The End Game for Fiat Currency
Predicting the inevitable demise of a fiat currency cycle is neither bold nor incendiary. For thousands of years, every fiat currency cycle the world has ever known started and ended the same way. It happened during the Roman Empire with the Denarius, in China during the 11th century with paper “flying money,” in France multiple times beginning with infamous central banker John Law’s Banque General, in the early USA with paper Colonials and Continentals, and perhaps most famously in Weimar Germany with the Mark after WWI. All fiat currencies eventually collapse, and largely for the same reason: the issuing government becomes over-indebted and abuses its privilege by debasing its specie or over-printing its money, which results in a logical collapse of confidence. Timing the ultimate demise is difficult, but having confidence in its inevitability is not.

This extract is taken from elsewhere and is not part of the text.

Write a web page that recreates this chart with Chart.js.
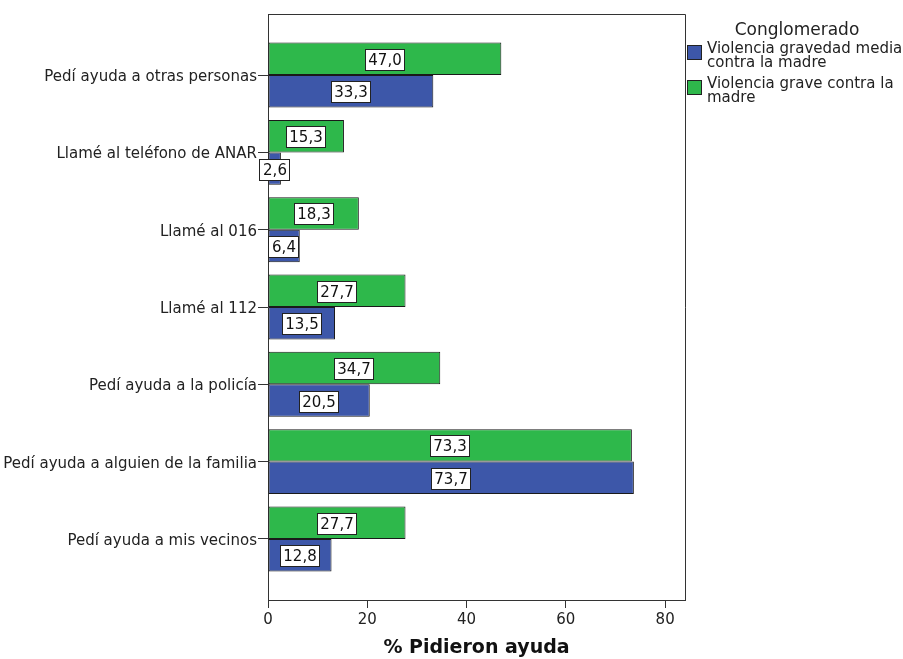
<!DOCTYPE html>
<html lang="es">
<head>
<meta charset="UTF-8">
<title>% Pidieron ayuda</title>
<script src="https://cdn.jsdelivr.net/npm/chart.js"></script>
<style>
    body { margin: 0; background: #fff; }
    #wrap { position: relative; width: 903px; height: 659px; }
    #legend { position: absolute; left: 0; top: 0; font-family: "DejaVu Sans", sans-serif; color: #222; }
    #legend .title { position: absolute; left: 690px; width: 214px; top: 19px; text-align: center; font-size: 17px; line-height: 20px; }
    #legend .box { position: absolute; left: 687px; width: 13px; height: 13px; border: 1px solid #222; }
    #legend .txt { position: absolute; left: 707px; font-size: 15px; line-height: 14px; white-space: nowrap; }
</style>
</head>
<body>
<div id="wrap">
    <canvas id="chart"></canvas>
    <div id="legend"></div>
</div>
<script>
    const categories = [
        'Pedí ayuda a otras personas',
        'Llamé al teléfono de ANAR',
        'Llamé al 016',
        'Llamé al 112',
        'Pedí ayuda a la policía',
        'Pedí ayuda a alguien de la familia',
        'Pedí ayuda a mis vecinos'
    ];
    const graveValues = [47.0, 15.3, 18.3, 27.7, 34.7, 73.3, 27.7];
    const mediaValues = [33.3, 2.6, 6.4, 13.5, 20.5, 73.7, 12.8];
    const xTicks = [0, 20, 40, 60, 80];

    const seriesNames = ['Violencia gravedad media\ncontra la madre', 'Violencia grave contra la\nmadre'];
    const blue = '#3D57A9';
    const green = '#2EB84B';

    // legend (blue first, like the original)
    const legend = document.getElementById('legend');
    legend.innerHTML = '<div class="title">Conglomerado</div>';
    [[blue, seriesNames[0], 45], [green, seriesNames[1], 80]].forEach(([c, name, top]) => {
        const box = document.createElement('div');
        box.className = 'box';
        box.style.top = top + 'px';
        box.style.background = c;
        legend.appendChild(box);
        const t = document.createElement('div');
        t.className = 'txt';
        t.style.top = (top - 4) + 'px';
        t.innerHTML = name.split('\n').join('<br>');
        legend.appendChild(t);
    });

    const toPoints = vals => vals.map((v, i) => ({ x: v, y: i }));

    const frame = {
        id: 'frame',
        afterDraw(chart) {
            const { ctx, chartArea: a } = chart;
            ctx.save();
            ctx.strokeStyle = '#333';
            ctx.lineWidth = 1;
            ctx.beginPath();
            ctx.moveTo(a.left, a.top + 0.5);
            ctx.lineTo(a.right + 0.5, a.top + 0.5);
            ctx.lineTo(a.right + 0.5, a.bottom);
            ctx.stroke();
            ctx.restore();
        }
    };

    const valueBoxes = {
        id: 'valueBoxes',
        afterDatasetsDraw(chart) {
            const ctx = chart.ctx;
            ctx.save();
            ctx.font = '15px "DejaVu Sans"';
            ctx.textAlign = 'center';
            ctx.textBaseline = 'middle';
            chart.data.datasets.forEach((ds, di) => {
                chart.getDatasetMeta(di).data.forEach((bar, i) => {
                    const txt = ds.data[i].x.toFixed(1).replace('.', ',');
                    const w = Math.round(ctx.measureText(txt).width) + 7;
                    const h = 22;
                    const cx = Math.round((bar.x + bar.base) / 2);
                    const cy = Math.round(bar.y) + 1;
                    const x0 = cx - Math.round(w / 2), y0 = cy - h / 2;
                    ctx.fillStyle = '#fff';
                    ctx.fillRect(x0, y0, w, h);
                    ctx.strokeStyle = '#222';
                    ctx.lineWidth = 1;
                    ctx.strokeRect(x0 + 0.5, y0 + 0.5, w - 1, h - 1);
                    ctx.fillStyle = '#111';
                    ctx.fillText(txt, cx, cy + 1);
                });
            });
            ctx.restore();
        }
    };

    new Chart(document.getElementById('chart'), {
        type: 'bar',
        data: {
            datasets: [
                { label: 'Violencia grave contra la madre', data: toPoints(graveValues), backgroundColor: green },
                { label: 'Violencia gravedad media contra la madre', data: toPoints(mediaValues), backgroundColor: blue }
            ]
        },
        options: {
            indexAxis: 'y',
            responsive: true,
            maintainAspectRatio: false,
            animation: false,
            layout: { padding: { top: 14, right: 218, bottom: 0, left: 0 } },
            datasets: {
                bar: {
                    categoryPercentage: 0.84,
                    barPercentage: 1,
                    borderWidth: 1,
                    borderColor: '#1a1a1a',
                    borderSkipped: false
                }
            },
            plugins: {
                legend: { display: false },
                tooltip: { enabled: false }
            },
            scales: {
                y: {
                    type: 'linear',
                    reverse: true,
                    offset: false,
                    min: -0.79,
                    max: 6.79,
                    afterBuildTicks: s => { s.ticks = categories.map((_, i) => ({ value: i })); },
                    afterFit: s => { s.width = 268; },
                    ticks: {
                        autoSkip: false,
                        padding: 1,
                        labelOffset: 2,
                        color: '#222',
                        font: { family: 'DejaVu Sans', size: 15 },
                        callback: v => categories[v]
                    },
                    grid: { offset: false, drawOnChartArea: false, tickLength: 10, color: '#333' },
                    border: { display: true, color: '#333' }
                },
                x: {
                    type: 'linear',
                    min: 0,
                    max: 84,
                    afterBuildTicks: s => { s.ticks = xTicks.map(v => ({ value: v })); },
                    afterFit: s => { s.height = 59; },
                    ticks: {
                        padding: 3,
                        color: '#222',
                        font: { family: 'DejaVu Sans', size: 15 }
                    },
                    grid: { drawOnChartArea: false, tickLength: 8, color: '#333' },
                    border: { display: true, color: '#333' },
                    title: {
                        display: true,
                        text: '% Pidieron ayuda',
                        color: '#111',
                        padding: 0,
                        font: { family: 'DejaVu Sans', size: 19, weight: 'bold', lineHeight: 1.1 }
                    }
                }
            }
        },
        plugins: [frame, valueBoxes]
    });
</script>
</body>
</html>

Cycles are a basic natural phenomenon and are thus unavoidable. For money, the cycle always begins with “hard” currency containing or backed by a physical asset, typically a valuable commodity like gold, copper or silver. Users of the currency have confidence in its value because they know it is or represents a certain amount of something tangible. The medium of exchange is trusted, transactions occur, the system runs smoothly and the economy grows. Eventually, the issuing government becomes over-confident in its success and grows tired of dealing with the constraints this hard-exchange requirement places upon its ability to borrow, spend and expand.
Enter fiat currency.
It is at this point in the cycle that the issuing government decrees by fiat (“let it be done” in Latin) that its currency is no longer exchangeable for any tangible asset or commodity, but is instead backed by a promise that the government is “good for it” via its taxing authority or other means. Thus, the money transitions from hard currency to “legal tender” fiat currency, with no intrinsic value beyond the word of its issuer.